To his credit, he has dragged Chelsea to another showpiece occasion. An FA Cup final at Wembley. Manchester City on May 16. A shot at silverware and, crucially, a route into the 2026-27 Europa League. One game that could change the complexion of a troubled season.

Win, and the narrative softens. A trophy in the cabinet, European nights guaranteed, momentum to sell in the summer. Lose, and the cracks that Gullit sees so clearly from afar will feel even wider.

The Dutchman, who delivered FA Cup glory to Chelsea in 1997, does not sugar-coat his assessment. Speaking to GOAL, he laid bare the challenge any new coach faces at the Bridge, and why the job is no longer the irresistible proposition it once was.

“Yes, because any manager would see what I see and say: ‘I need experienced players. I need a Casemiro, a [Aurelien] Tchouameni. I need these types of players in midfield. I need this kind of experience alongside the young talent’. And if you don't have them, it's going to be a problem,” he said.

That word – experience – hangs over the whole project. Chelsea have assembled a squad full of energy, resale value and theoretical upside, but very few players who have lived through title races, European knockout pressure and dressing-room storms. The balance is off, and top coaches know it.

“The only thing that is certain for a Chelsea manager is that he gets fired. That's the only certainty,” Gullit added. It is a brutal line, but it reflects a reality that echoes around the game. Managers talk. Agents talk. Everyone can see the churn.

“And as a coach you have to learn to adapt to the club's philosophy. Does it match yours? And do you get the players you need to do what you want to do?

“Pep Guardiola got all the players he wanted. That's why he's been successful. But if you told Pep, ‘Deal with what we give you’, he wouldn't come. Mourinho wouldn't come. Klopp wouldn't come. [Carlo] Ancelotti wouldn't come. These are people who know exactly what the right formula is.”

That is the crux for Chelsea’s hierarchy. They are shopping in the market for a top-level manager, with names such as Cesc Fabregas, Xabi Alonso, Andoni Iraola and Marco Silva all linked to the post. Each brings a clear identity, a growing reputation, a sense of upward trajectory.

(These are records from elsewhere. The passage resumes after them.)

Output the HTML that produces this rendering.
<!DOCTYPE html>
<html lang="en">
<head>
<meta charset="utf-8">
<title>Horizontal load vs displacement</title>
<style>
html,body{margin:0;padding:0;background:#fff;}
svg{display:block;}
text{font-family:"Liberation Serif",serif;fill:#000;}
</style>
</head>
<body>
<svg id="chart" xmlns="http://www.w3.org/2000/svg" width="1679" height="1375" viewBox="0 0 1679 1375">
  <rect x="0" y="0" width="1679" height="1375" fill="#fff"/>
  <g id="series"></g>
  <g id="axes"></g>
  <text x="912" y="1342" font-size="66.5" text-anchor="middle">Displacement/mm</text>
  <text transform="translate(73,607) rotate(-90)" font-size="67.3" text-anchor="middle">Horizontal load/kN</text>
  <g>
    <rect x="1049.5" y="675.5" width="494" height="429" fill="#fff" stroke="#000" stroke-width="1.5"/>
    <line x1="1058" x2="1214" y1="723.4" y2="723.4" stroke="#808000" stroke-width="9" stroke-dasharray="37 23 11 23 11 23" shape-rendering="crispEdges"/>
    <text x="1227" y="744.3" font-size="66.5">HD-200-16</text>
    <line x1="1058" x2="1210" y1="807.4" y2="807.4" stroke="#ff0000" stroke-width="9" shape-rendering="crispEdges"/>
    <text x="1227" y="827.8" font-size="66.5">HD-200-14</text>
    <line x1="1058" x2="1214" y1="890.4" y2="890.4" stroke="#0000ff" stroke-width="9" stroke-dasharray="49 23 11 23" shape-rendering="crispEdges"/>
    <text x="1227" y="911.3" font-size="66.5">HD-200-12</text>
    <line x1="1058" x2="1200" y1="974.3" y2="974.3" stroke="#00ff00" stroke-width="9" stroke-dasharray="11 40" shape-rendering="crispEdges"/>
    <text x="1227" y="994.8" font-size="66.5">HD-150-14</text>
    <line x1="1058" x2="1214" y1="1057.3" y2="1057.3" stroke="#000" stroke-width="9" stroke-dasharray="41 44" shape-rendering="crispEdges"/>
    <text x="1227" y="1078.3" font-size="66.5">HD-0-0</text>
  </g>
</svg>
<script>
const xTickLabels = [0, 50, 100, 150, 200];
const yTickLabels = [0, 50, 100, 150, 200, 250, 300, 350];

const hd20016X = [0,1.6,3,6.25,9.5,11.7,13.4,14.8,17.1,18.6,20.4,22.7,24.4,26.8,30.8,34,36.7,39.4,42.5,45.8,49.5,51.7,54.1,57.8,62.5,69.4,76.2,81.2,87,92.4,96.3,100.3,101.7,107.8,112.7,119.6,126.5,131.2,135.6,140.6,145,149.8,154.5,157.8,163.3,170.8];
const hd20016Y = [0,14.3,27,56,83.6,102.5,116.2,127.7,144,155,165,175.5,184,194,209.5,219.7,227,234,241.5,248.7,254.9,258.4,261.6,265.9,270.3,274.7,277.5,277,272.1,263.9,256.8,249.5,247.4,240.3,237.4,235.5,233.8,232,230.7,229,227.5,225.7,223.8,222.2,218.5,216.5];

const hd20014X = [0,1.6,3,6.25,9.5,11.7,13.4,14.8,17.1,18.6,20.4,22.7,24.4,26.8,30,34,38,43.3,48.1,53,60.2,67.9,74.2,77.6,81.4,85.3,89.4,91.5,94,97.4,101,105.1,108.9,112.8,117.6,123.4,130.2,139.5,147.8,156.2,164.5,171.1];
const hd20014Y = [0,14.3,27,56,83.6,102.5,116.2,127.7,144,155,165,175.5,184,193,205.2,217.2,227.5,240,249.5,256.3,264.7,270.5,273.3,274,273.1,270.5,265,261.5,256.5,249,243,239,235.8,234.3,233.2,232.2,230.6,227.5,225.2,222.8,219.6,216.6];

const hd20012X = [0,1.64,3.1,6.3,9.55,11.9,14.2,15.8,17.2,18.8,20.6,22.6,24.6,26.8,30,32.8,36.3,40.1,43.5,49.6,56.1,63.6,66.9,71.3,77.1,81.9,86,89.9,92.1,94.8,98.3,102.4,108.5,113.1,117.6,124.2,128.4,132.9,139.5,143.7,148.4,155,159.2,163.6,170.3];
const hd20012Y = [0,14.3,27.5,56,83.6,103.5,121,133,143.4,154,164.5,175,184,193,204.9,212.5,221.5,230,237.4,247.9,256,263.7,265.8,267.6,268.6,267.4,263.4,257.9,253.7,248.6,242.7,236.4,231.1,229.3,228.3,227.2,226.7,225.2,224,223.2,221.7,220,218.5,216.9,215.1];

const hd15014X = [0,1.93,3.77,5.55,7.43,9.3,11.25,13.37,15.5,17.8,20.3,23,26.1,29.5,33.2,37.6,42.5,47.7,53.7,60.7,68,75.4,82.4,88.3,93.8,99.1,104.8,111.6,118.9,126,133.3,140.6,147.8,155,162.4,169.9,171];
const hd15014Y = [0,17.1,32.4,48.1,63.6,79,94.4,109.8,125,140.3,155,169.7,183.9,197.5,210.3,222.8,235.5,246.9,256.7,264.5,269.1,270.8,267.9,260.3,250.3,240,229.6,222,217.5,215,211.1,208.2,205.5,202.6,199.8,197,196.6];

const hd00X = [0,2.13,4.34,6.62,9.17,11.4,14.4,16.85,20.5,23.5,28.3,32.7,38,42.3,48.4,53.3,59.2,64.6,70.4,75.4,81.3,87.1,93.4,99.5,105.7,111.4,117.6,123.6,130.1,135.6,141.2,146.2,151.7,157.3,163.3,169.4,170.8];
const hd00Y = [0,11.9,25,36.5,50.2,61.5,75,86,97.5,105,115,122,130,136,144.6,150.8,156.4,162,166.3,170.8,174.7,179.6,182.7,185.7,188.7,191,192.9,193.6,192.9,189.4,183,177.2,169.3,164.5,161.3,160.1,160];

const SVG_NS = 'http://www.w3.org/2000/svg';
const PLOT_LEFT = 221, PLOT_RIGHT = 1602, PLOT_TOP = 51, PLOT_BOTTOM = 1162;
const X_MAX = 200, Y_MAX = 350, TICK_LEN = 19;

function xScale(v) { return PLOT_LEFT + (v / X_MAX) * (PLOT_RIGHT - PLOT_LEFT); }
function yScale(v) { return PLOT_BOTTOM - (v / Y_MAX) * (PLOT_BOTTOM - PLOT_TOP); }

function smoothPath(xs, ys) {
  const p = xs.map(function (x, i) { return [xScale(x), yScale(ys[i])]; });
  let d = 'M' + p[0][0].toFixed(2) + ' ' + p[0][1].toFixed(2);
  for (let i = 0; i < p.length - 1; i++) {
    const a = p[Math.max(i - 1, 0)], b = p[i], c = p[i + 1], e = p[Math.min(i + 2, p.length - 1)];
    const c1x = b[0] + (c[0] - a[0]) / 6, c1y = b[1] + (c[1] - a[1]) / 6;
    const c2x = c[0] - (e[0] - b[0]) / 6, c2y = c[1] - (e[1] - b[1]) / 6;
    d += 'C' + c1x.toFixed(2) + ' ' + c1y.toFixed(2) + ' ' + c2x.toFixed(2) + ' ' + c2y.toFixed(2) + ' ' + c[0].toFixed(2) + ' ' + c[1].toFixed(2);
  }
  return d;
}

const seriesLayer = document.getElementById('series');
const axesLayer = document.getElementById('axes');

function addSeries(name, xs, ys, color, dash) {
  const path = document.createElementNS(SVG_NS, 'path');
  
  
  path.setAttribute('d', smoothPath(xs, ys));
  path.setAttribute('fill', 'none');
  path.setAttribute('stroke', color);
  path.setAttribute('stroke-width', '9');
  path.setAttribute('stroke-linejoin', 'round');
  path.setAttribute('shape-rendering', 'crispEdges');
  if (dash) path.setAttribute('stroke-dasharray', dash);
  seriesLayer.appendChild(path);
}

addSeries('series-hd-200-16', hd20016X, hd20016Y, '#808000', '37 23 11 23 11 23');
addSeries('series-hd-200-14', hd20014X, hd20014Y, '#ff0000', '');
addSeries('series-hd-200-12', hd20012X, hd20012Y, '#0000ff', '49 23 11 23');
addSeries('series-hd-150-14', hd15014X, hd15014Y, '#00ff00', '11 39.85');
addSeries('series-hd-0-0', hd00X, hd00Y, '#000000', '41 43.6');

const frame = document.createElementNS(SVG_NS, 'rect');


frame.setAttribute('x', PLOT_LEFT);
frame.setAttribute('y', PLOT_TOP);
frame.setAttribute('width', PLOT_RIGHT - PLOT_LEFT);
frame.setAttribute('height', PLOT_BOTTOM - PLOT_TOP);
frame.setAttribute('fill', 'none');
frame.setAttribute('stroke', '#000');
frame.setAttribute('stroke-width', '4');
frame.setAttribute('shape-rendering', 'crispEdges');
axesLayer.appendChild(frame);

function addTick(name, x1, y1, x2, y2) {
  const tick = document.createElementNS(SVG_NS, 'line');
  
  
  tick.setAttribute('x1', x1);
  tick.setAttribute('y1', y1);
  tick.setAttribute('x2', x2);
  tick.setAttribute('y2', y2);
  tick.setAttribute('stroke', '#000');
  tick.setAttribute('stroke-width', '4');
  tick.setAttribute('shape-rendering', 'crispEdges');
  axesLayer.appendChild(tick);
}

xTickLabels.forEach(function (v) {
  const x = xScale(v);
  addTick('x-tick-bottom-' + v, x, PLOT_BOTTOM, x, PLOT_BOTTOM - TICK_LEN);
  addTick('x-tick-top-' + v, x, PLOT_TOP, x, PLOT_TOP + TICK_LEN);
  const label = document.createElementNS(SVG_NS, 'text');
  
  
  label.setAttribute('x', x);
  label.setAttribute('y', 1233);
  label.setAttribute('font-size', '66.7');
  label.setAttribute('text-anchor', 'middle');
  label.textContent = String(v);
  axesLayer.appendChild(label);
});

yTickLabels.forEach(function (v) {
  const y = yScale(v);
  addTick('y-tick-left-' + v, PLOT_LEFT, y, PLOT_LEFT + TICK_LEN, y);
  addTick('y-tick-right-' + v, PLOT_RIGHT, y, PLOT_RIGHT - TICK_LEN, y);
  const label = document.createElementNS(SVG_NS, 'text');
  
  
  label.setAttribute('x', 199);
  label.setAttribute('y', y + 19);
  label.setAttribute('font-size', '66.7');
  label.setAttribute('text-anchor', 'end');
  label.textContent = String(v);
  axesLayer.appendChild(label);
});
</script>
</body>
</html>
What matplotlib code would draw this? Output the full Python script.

But the question lingers: are Chelsea still a destination, or have they become a warning?

The club’s recent form underlines the uncertainty. A grim six-game losing streak in the league finally ended with a 1-1 draw against Liverpool, a result that felt less like a turning point and more like a pause in the slide. Two Premier League fixtures remain after the FA Cup final – a visit from relegation-threatened Tottenham, then a final-day trip to Sunderland.

On paper, there is still a route into the top seven. In theory, Chelsea could salvage a European place through the league. In reality, the odds are long, and everyone inside the game knows it. That makes the Wembley date with City feel even heavier.

For the next permanent manager, whoever he is, the stakes could not be clearer. Take the job and you inherit a young, volatile squad, a demanding ownership, and a fanbase conditioned to expect trophies, not transition. You also walk into a club where, as Gullit says, the only guarantee is how it ends.

Chelsea’s future, then, hinges on two intertwined decisions: who they trust with the dugout, and whether they finally tilt the squad back towards experience. Without that shift, the names on the shortlist may keep growing, but the list of elite coaches willing to say yes will only shrink.